How is your relationship with God? Is it close and intimate ,like that of a loving,caring father,and his child?Or is your relationship with God cold and distant,only superficial? As you reconnect with God and your prayers become more conversational and less formal,you'll actually feel God's presence. His reassurance is not just your imagination. We worship a God who lives among his people through the Holy Spirit. Loneliness is God's way ,first, of drawing us closer to him,then forcing us to reach out to other people. For many of us ,improving our relationship with other and letting them get close to us is a distasteful cure, as dreaded as taking your toothache to a dentist. But satisfying ,meaningful relationships take time and work. We're afraid to open up. were afraid to let another person open up to us. Friendship requires giving,but it also requires taking,and many of us would rather be independent. Yet the persistence of your loneliness should tell you that your past stubbornness hasn't worked either. If you muster the courage to restore your relationship with God, then with others, you'll find your loneliness lifting. This is not a spiritual band- aid, but a real cure that works. Your risks toward others will be rewarded. You'll find someone who understand and cares,and you'll find others who you understand and care about as well. Like a visit to the dentist,this cure turns out to be only final ,but much less painful than you feared ^^.
@mr_pearl (5018)
• India
25 Nov 11
Hello... Thanks a lot... Your advice is unique and valuable.. My relations with God are like a Father and a spoiled child... That is why, seems to me, God isn't happy with me and I am having hard times. Hope this phase will pass soon... I want to be happy, I need to be, actually...

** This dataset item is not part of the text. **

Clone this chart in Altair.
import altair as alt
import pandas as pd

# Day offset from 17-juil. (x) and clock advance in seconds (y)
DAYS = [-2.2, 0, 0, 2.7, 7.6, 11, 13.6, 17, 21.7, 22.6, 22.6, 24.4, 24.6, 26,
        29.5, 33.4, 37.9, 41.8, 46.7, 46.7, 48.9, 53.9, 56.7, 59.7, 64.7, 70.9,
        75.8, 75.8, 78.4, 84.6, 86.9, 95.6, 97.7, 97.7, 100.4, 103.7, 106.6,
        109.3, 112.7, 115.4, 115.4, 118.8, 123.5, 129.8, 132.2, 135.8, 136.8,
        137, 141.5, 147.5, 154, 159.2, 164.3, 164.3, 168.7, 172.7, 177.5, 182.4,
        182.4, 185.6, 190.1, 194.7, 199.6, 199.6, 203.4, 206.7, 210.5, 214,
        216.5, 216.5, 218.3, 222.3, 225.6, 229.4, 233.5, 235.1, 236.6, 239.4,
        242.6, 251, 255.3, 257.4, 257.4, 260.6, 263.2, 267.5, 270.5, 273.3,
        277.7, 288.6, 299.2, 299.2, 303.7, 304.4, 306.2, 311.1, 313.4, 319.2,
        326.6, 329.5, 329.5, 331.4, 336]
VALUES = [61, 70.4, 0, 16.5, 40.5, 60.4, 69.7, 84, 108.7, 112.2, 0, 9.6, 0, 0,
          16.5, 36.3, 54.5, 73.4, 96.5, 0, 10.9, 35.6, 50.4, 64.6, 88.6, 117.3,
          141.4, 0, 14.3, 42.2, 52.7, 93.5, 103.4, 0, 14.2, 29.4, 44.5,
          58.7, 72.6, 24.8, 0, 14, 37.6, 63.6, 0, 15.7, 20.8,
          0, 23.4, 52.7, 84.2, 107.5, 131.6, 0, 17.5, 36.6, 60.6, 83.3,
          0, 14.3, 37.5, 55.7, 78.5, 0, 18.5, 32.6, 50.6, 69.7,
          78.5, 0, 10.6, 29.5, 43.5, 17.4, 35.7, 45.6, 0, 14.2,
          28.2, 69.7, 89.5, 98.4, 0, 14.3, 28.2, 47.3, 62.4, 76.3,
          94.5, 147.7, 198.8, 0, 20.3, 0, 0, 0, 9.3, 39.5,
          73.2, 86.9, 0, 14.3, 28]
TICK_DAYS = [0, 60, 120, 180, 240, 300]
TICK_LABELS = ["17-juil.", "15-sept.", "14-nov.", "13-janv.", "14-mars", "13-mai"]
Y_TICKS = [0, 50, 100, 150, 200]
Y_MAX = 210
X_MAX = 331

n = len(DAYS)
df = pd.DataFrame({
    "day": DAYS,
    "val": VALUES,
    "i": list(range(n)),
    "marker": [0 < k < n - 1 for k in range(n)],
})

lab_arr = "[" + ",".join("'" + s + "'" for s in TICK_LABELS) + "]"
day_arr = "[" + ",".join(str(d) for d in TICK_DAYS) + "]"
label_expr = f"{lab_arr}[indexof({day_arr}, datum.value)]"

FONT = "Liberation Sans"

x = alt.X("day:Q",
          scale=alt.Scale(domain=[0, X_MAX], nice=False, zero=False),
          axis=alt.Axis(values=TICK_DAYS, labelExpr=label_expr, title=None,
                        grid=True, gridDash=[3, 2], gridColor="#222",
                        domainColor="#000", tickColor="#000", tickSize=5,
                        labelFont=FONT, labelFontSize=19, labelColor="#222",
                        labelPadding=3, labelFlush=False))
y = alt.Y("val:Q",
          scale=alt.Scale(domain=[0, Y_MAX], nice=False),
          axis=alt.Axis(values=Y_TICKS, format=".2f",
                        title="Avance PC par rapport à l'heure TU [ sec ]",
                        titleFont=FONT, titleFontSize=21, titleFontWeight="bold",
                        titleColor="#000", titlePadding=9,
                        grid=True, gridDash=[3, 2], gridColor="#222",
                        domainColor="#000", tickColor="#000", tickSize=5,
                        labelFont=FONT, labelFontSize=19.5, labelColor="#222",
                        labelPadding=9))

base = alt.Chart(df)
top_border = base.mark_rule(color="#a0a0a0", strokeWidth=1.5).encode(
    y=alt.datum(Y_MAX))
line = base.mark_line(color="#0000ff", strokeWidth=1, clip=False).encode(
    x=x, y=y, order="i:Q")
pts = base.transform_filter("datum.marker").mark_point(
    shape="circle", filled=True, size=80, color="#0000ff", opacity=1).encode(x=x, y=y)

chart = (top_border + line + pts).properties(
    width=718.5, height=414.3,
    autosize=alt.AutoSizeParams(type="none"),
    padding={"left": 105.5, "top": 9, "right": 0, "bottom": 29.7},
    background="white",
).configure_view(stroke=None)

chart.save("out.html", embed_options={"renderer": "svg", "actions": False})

I'll try to follow your advice.. Thank you! Must build up relationship with God once again. Must seek His help to resolve the problems... I thank you again Miss, for showing me the light.. .
@bashabasha (400)
• Philippines
26 Nov 11
You are welcome. I love to share what I experienced. When you feel alone. Try to pray and read some encouraging words from the God in the bible or if you don't have one let me share you this one www.buzzle.com/articles/encouraging-bible-verses-for-hard-times.html
when I hard a hand time I usually go there and read some encouraging words from GOD and after that I feel so great. I hope this will help you ^^.